Sensorial activities are designed to isolate and materialize properties of physical matter – size, shape, colour, weight, taste, texture, smell, 3-dimentional, temperature, etc. Each activity appeals to a corresponding sense organ. Each material is complete and in proportion, thus helping the child to achieve these important concepts and refine his senses further. It also prepares him for all other areas of learning especially Mathematics, Language, Geometry and Physics.
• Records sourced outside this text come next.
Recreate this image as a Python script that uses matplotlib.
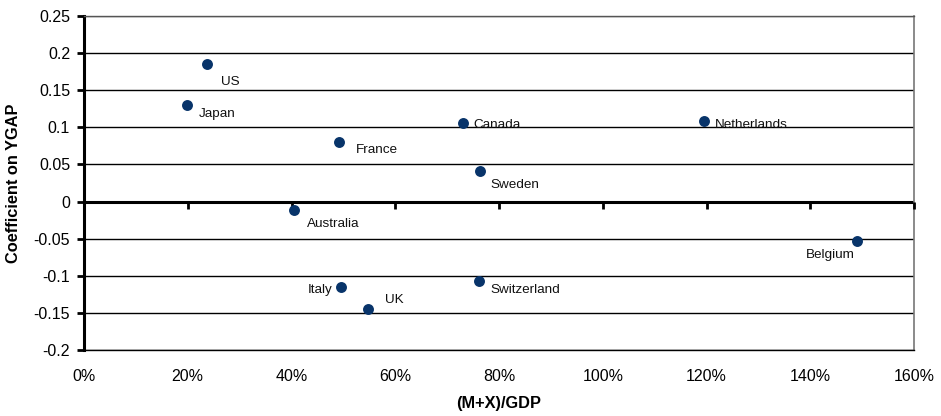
import matplotlib
matplotlib.use("Agg")
import matplotlib.pyplot as plt
from matplotlib.ticker import FuncFormatter

countries = ["US", "Japan", "France", "Canada", "Netherlands", "Sweden",
             "Australia", "Belgium", "Italy", "Switzerland", "UK"]
openness = [23.8, 19.9, 49.2, 73.1, 119.6, 76.3, 40.4, 149.1, 49.5, 76.2, 54.8]
coef = [0.186, 0.130, 0.080, 0.1055, 0.109, 0.0405, -0.011, -0.053, -0.115, -0.107, -0.145]

x_ticks = [0, 20, 40, 60, 80, 100, 120, 140, 160]
y_ticks = [-0.2, -0.15, -0.1, -0.05, 0, 0.05, 0.1, 0.15, 0.2, 0.25]
y_tick_labels = ["-0.2", "-0.15", "-0.1", "-0.05", "0", "0.05", "0.1", "0.15", "0.2", "0.25"]

# label offsets in pixels (dx, dy with image y downward), alignment
label_style = {
    "US": (14, 18, "left"),
    "Japan": (12, 9, "left"),
    "France": (17, 8, "left"),
    "Canada": (10, 2, "left"),
    "Netherlands": (10, 4.5, "left"),
    "Sweden": (11, 14, "left"),
    "Australia": (13.5, 14, "left"),
    "Belgium": (-2.5, 14.5, "right"),
    "Italy": (-8.5, 3.5, "right"),
    "Switzerland": (11, 9.5, "left"),
    "UK": (16.5, -9.5, "left"),
}

plt.rcParams['font.family'] = ['Liberation Sans', 'DejaVu Sans']

fig = plt.figure(figsize=(9.41, 4.16), dpi=100)
ax = fig.add_axes([84/941, (416-350)/416, (914-84)/941, (350-16)/416])

ax.set_xlim(0, 160)
ax.set_ylim(-0.2, 0.25)

for yv in y_ticks:
    ax.axhline(yv, color="#000000" if yv != 0.25 else "#555555",
               lw=1.0, zorder=1)
ax.axhline(0, color="black", lw=2.2, zorder=2)

navy = "#08346a"
ax.scatter(openness, coef, s=62, color=navy, zorder=4, linewidths=0)

for c, xv, yv in zip(countries, openness, coef):
    dx, dy, ha = label_style[c]
    ax.annotate(c, (xv, yv), xytext=(dx, -dy), textcoords="offset pixels",
                ha=ha, va="center", fontsize=9.7, color="#111111", zorder=5)

# tick marks along the zero line
ax.plot(x_ticks, [0]*len(x_ticks), linestyle="none", marker=3,
        markersize=5, markeredgewidth=2, color="black", zorder=3, clip_on=False)

ax.set_xticks(x_ticks)
ax.xaxis.set_major_formatter(FuncFormatter(lambda v, p: f"{v:.0f}%"))
ax.tick_params(axis="x", length=0, pad=14, labelsize=11.5)
ax.set_yticks(y_ticks)
ax.set_yticklabels(y_tick_labels)
ax.tick_params(axis="y", length=5, width=2, pad=5, labelsize=11.5)

ax.spines["left"].set_linewidth(2.2)
ax.spines["left"].set_color("black")
ax.spines["right"].set_color("#777777")
ax.spines["right"].set_linewidth(1.2)
ax.spines["top"].set_color("#555555")
ax.spines["top"].set_linewidth(1.0)
ax.spines["bottom"].set_color("black")
ax.spines["bottom"].set_linewidth(1.0)

ax.set_xlabel("(M+X)/GDP", fontsize=11.8, fontweight="bold", labelpad=8)
ax.set_ylabel("Coefficient on YGAP", fontsize=11.8, fontweight="bold", labelpad=9)

fig.savefig("out.png", dpi=100)
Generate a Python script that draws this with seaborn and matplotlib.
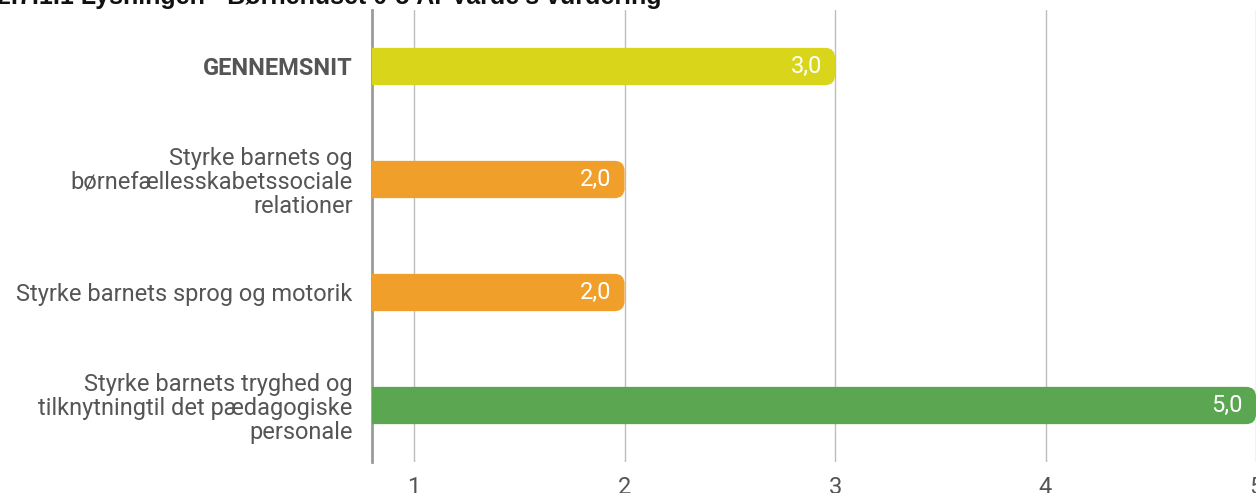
import pandas as pd
import matplotlib
matplotlib.use('Agg')
import matplotlib.pyplot as plt
import seaborn as sns
from matplotlib.patches import FancyBboxPatch

# Data
kategorier = ['GENNEMSNIT',
              'Styrke barnets og\nbørnefællesskabetssociale\nrelationer',
              'Styrke barnets sprog og motorik',
              'Styrke barnets tryghed og\ntilknytningtil det pædagogiske\npersonale']
vaerdier = [3.0, 2.0, 2.0, 5.0]
farver = ['#d9d51b', '#f0a02a', '#f0a02a', '#5ba651']
x_ticks = [1, 2, 3, 4, 5]
titel = "2.7.1.1 Lysningen - Børnehuset 0-5 År Varde's vurdering"

df = pd.DataFrame({'kategori': kategorier, 'vaerdi': vaerdier})

sns.set_style('white')
plt.rcParams['font.family'] = ['Roboto', 'DejaVu Sans']
tekstfarve = '#555555'

fig = plt.figure(figsize=(12.56, 4.93), dpi=100)
ax = fig.add_axes([372 / 1256, 1 - 462 / 493, 1 - 372 / 1256, (462 - 10) / 493])

sns.barplot(data=df, x='vaerdi', y='kategori', hue='kategori', palette=farver,
            saturation=1, legend=False, width=0.33, orient='h', ax=ax)

ax.set_xlim(0.8, 5)
ax.set_ylim(3.5, -0.5)

# rundede hjørner
r = 10 / 210.5
aspekt = (10 / 113) / r
for p in list(ax.patches):
    ny = FancyBboxPatch((p.get_x(), p.get_y()), p.get_width(), p.get_height(),
                        boxstyle=f'round,pad=0,rounding_size={r}',
                        mutation_aspect=aspekt, facecolor=p.get_facecolor(),
                        edgecolor='none', zorder=3)
    p.set_visible(False)
    ax.add_patch(ny)
    ax.text(p.get_x() + p.get_width() - 0.062, p.get_y() + p.get_height() / 2,
            f'{p.get_width():.1f}'.replace('.', ','), ha='right', va='center',
            color='white', fontsize=17, zorder=4)

ax.set_xticks(x_ticks)
ax.set_xticklabels([str(t) for t in x_ticks])
ax.grid(axis='x', color='#bdbdbd', linewidth=1, zorder=0)
ax.set_axisbelow(True)
for s in ['top', 'right', 'bottom']:
    ax.spines[s].set_visible(False)
ax.spines['left'].set_color('#9a9a9a')
ax.spines['left'].set_linewidth(2)
ax.tick_params(axis='x', length=0, pad=10, labelsize=17, labelcolor=tekstfarve)
ax.tick_params(axis='y', length=0, pad=14, labelsize=17, labelcolor=tekstfarve)
for lbl in ax.get_yticklabels():
    lbl.set_linespacing(1.05)
    if lbl.get_text() == 'GENNEMSNIT':
        lbl.set_fontweight('bold')
ax.set_xlabel('')
ax.set_ylabel('')

fig.text(-3 / 1256, 1 - 4 / 493, titel, ha='left', va='baseline',
         fontsize=18, fontweight='bold', color='#111111',
         family=['Liberation Sans', 'DejaVu Sans'])

fig.savefig('out.png', dpi=100)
Maria Montessori believed that the sensitive period for language begins at birth and continues to about six years of age. Babies learn to recognize and repeat the individual sounds of their language and toddlers learn to recognize, name, and pronounce the names of objects in their environment. In the Montessori Infant/Toddler environment, daily exposure to language through conversations and the reading of good literature helps the child strengthen her vocabulary. The Montessori 3-6 classroom is a natural extension of the patterns of communication that have already been absorbed. Through every conversation, every

book read aloud, every new word that is taught, the child is learning language, and thus, learning to read. In the Montessori environment, emphasis is placed on the process of acquiring language. Writing is taught before reading through the direct and indirect preparations done by Practical Life and Sensorial works. As Montessori educators, we help the child to focus her attention to the sound of her own speech, making fine distinctions between sounds. From our attention in oral language development emerges the child’s need to write. Written symbols are introduced and from there, the child bursts spontaneously into reading.
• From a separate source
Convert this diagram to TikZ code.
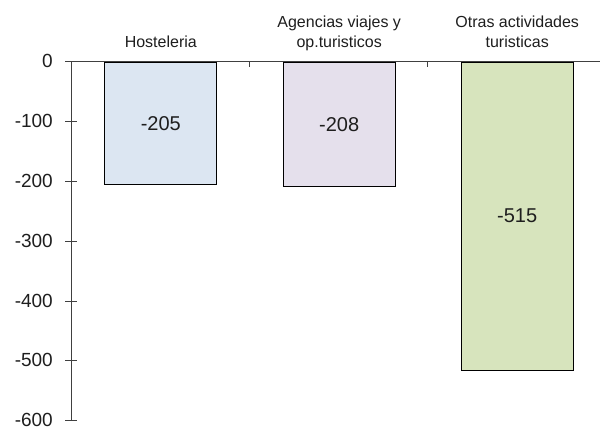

The Exercises of Practical life and Sensorial activities indirectly prepare the child for Mathematics. The concepts covered in the Primary class are numeration, the decimal system, the arithmetic tables, whole numbers, fractions, and positive numbers. In a Montessori classroom the children understand all the basic concepts of the decimal system including addition, subtraction, multiplication and division by actually performing the operations with concrete materials. The concrete math materials enable the child to experience the material moving from the concrete to the abstract through manipulation and experimentation.


From art, music, drama, geography, history, botany, zoology – all are introduced as part of culture. There are special apparatus and materials in all the areas for the child to experience all these aspects of culture.